Di Nizhâm al-Islâm dinyatakan definisi al-fardhu yaitu apa yang pelakunya diberi pahala dan yang meninggalkannya dijatuhi sanksi. Dan di asy-Syakhshiyah juz iii dinyatakan definisi al-fardhu yaitu yang meninggalkannya dikenai sanksi, dan tidak sebutkan pemberian pahala kepada orang yang melakukannya… Lalu apa definisi yang mutabanat?
Jawab:
Tidak ada perbedaan di antara yang disebutkan di Nizhâm dan yang disebutkan di asy-Syakhshiyah, kecuali dari sisi konteks pembahasan. Yang dinyatakan di Nizhâm adalah lebih dekat kepada definisi bersifat umum tanpa membatasi pada qarinah tegas dalam tuntutan atau meninggalkan dan ini jelas di nyatakan di Nizhâm: “… atas dasar itu al-fardhu dan al-wâjib adalah apa yang pelakunya dipuji dan yang meninggalkan dicela, atau apa yang orang yang meninggalkannya layak dijatuhi sanksi atas peninggalannya. Dan al-harâm adalah apa yang pelakunya dicela dan yang meninggalkan dipuji, atau orang yang melakukannya layak dijatuhi sanksi atas pelaksanaannya…” Jadi itu penyebutan definisi bersifat umum “celaan dan pujian” dan pada waktu yang sama menyebutkan qarinah tegas pada al-fardhu. “Adalah apa yang orang yang meninggalkannya layak dijatuhi sanksi atas peninggalannya”, dan tidak menyebutkan pujian atas pelakunya, sebab pujian terhadap pelakunya tidak berarti bawwha perbuatan itu fardhu, tetapi bisa jadi mandub. Tetapi saksi atas meninggalkan adalah yang memberi pengertian ketegasan dan keharusan… Begitulah, ketika menyebutkan qarinah untuk al-harâm maka dikatakan, “adalah apa yang pelakunya layak dijatuhi sanksi atas pelaksanaannya”.

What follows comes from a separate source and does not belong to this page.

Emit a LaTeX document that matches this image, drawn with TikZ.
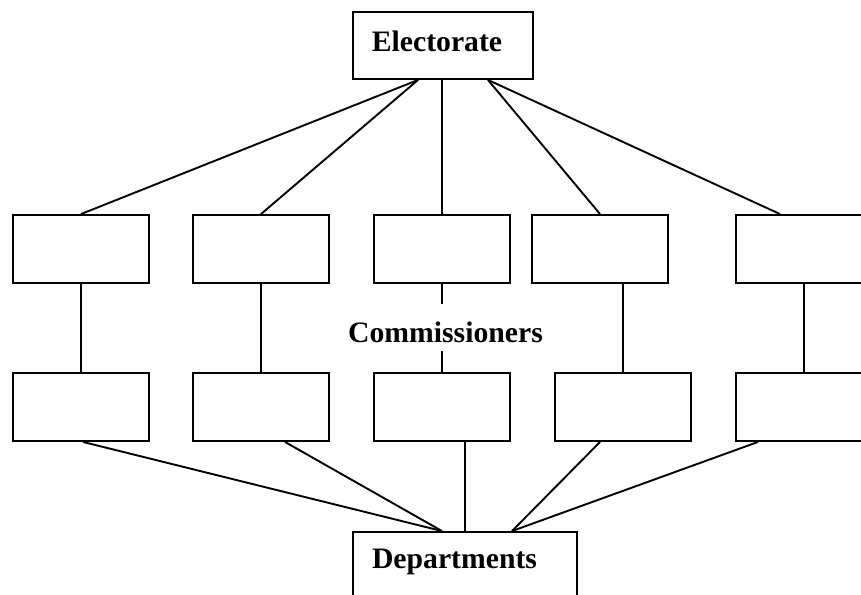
\documentclass[tikz,border=0pt]{standalone}
\usepackage{fontspec}
\setmainfont{Liberation Serif}
\begin{document}
\begin{tikzpicture}[x=1pt,y=-1pt,
  box/.style={draw, rectangle, line width=1.9pt, inner sep=0pt, minimum width=136pt, minimum height=68pt},
  bigbox/.style={draw, rectangle, line width=1.9pt, inner sep=0pt, font=\fontsize{29.7}{32}\selectfont\bfseries},
  lbl/.style={inner sep=0pt, font=\fontsize{29.7}{32}\selectfont\bfseries},
  link/.style={line width=1.9pt}]
\useasboundingbox (0,0) rectangle (861,594);
\clip (0,0) rectangle (861,594);
% top
\node[bigbox, minimum width=180pt, minimum height=67pt, text height=20pt, text depth=7pt] (elect) at (443,45.5) {\hspace*{-12pt}Electorate};
% row 1
\node[box] (c1) at (81,249) {};
\node[box] (c2) at (261,249) {};
\node[box] (c3) at (442,249) {};
\node[box] (c4) at (600,249) {};
\node[box] (c5) at (804,249) {};
% row 2
\node[box] (d1) at (81,407) {};
\node[box] (d2) at (261,407) {};
\node[box] (d3) at (442,407) {};
\node[box] (d4) at (623,407) {};
\node[box] (d5) at (804,407) {};
% label
\node[lbl, anchor=base, text height=38pt, text depth=9pt] (comm) at (445.5,342) {Commissioners};
% bottom
\node[bigbox, minimum width=224pt, minimum height=90pt, text height=20pt, text depth=38pt] (dep) at (465,577) {\hspace*{-21pt}Departments};
% electorate links
\draw[link] ([xshift=-25pt]elect.south) -- (c1.north);
\draw[link] ([xshift=-25pt]elect.south) -- (c2.north);
\draw[link] ([xshift=-1pt]elect.south) -- (c3.north);
\draw[link] ([xshift=45pt]elect.south) -- (c4.north);
\draw[link] ([xshift=45pt]elect.south) -- ([xshift=-24pt]c5.north);
% verticals
\draw[link] (c1.south) -- (d1.north);
\draw[link] (c2.south) -- (d2.north);
\draw[link] (c3.south) -- (c3.south |- comm.north);
\draw[link] (d3.north |- comm.south) -- (d3.north);
\draw[link] ([xshift=23pt]c4.south) -- (d4.north);
\draw[link] (c5.south) -- (d5.north);
% department links
\draw[link] ([xshift=2pt]d1.south) -- ([xshift=-23pt]dep.north);
\draw[link] ([xshift=24pt]d2.south) -- ([xshift=-23pt]dep.north);
\draw[link] (d3.south -| dep.north) -- (dep.north);
\draw[link] ([xshift=-23pt]d4.south) -- ([xshift=47pt]dep.north);
\draw[link] ([xshift=-46pt]d5.south) -- ([xshift=47pt]dep.north);
\end{tikzpicture}
\end{document}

Adapun definisi di asy-Syakhshiyah juz iii, maka itu merupakan pembahasan yang bersifat ushul. Maka difokuskan pada qarinah tegas dan bukan pada definisi bersifat umum. “dan al-wâjib adalah apa yang secara syar’i orang yang meninggalkannya secara sengaja, dia dicela secara mutlak. Dan makna celaan terhadap orang yang meninggalkannya secara syar’i adalah dinyatakan di Kitabullah dan Sunnah Rasulullah atau ijmak sahabat bahwa dalam kondisi seandainya dia meninggalkannya niscaya dia kurang dan tercela. Dan tidak ada nilainya dalam celaan manusia untuk ditinggalkannya perbuatan tersebut, tetapi yang diakui adalah celaan dalam syara’… Dan jika seruan asy-Syâri’ itu berkaitan dengan tuntutan untuk meninggalkan perbuatan dalam bentuk tuntutan bersifat tegas maka itu adalah al-harâm dan sinonimnya al-mahzhûr. Dan al-harâm adalah apa yang secara syar’i pelakunya dicela…” Jadi si sini, difokuskan pada qarinah untuk al-jazmu (tegas). Maka disebutkan celaan (dzamm) dan tidak difokuskan pada pujian, sebab celaan terhadap pelaku perbuatan yang menunjukkan bahwa perbuatan itu haram adalah celaan yang memberi makna ketegasan. Demikian juga celaan meninggalkan perbuatan menunjukkan bahwa perbuatan itu fardhu. Seperti yang Anda lihat, tidak disebutkan pujian sebab pujian di sini tidak memberi makna ketegasan (al-jazmu). Jadi bukan hanya pelaku al-fardhu yang dipuji, tetapi demikian pula pelaku sesuatu yang mandub juga dipuji.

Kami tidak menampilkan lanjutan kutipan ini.